Personal information
- Nationality: Egyptian
- Born: July 1905
- Died: 27 May 1983 (aged 77)

Sport
- Sport: Diving

= Abdel Moneim Mokhtar =

Egyptian diver (1905–1983)

Abdel Moneim Mokhtar (July 1905 - 27 May 1983) was an Egyptian diver. He competed in the men's 10 metre platform event at the 1928 Summer Olympics. Primarily a gymnast, he switched to diving at the Games upon being told that he needed to be part of a team to compete in the gymnastics tournament. He later had a radio show in Cairo and was the head of several national sporting bodies.

==Early life==
Mokhtar was born in July 1905. He took up gymnastics in primary school and continued this pursuit at the El Saidia Secondary School for Boys in Giza.

==Career==
Mokhtar became the Egyptian secondary school gymnastic champion in 1923 and defended his title for the next four years. In 1927, he was selected by the Ministry of Information to head a yearly Egyptian gymnastics festival. The event's royal patronage put him into contact with Prince Omar Toussoun, who at the time was the head of the Egyptian Olympic Committee. This led to his selection to represent Egypt at the 1928 Summer Olympics but, upon arrival in Amsterdam, he was told that he could not compete in the tournament as the lone member of an Egyptian gymnastics team. He therefore entered the diving tournament, which also featured fellow Egyptian and upcoming medalist Farid Simaika, and took part in the men's 10 metre platform event, where he was sixth in his group and did not advance to the final.

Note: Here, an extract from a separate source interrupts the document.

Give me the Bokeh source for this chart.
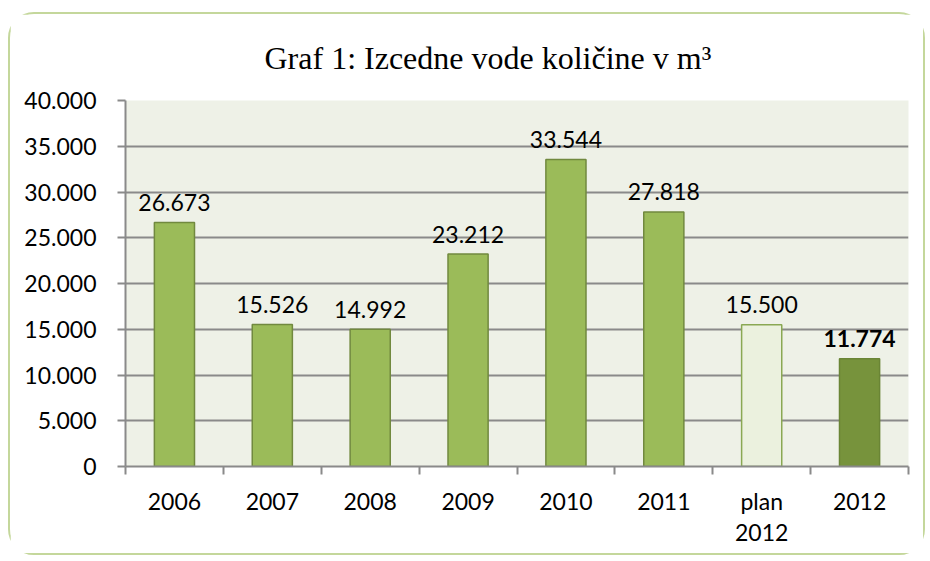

In 1930, Mokhtar travelled to England to further his studies of physical education, and followed this up with a journey to Germany in 1931. He returned to Egypt in 1932 and established a rowing club in the Agouza neighborhood of Giza, which was the first in the region.

==Later life==
In the 1930s, Mokhtar had a radio broadcast in Cairo that covered topics related to fitness. In his later years, he also served as the head of several national bodies relating to the promotion and administration of sport. He died 27 May 1983, at the age of 77.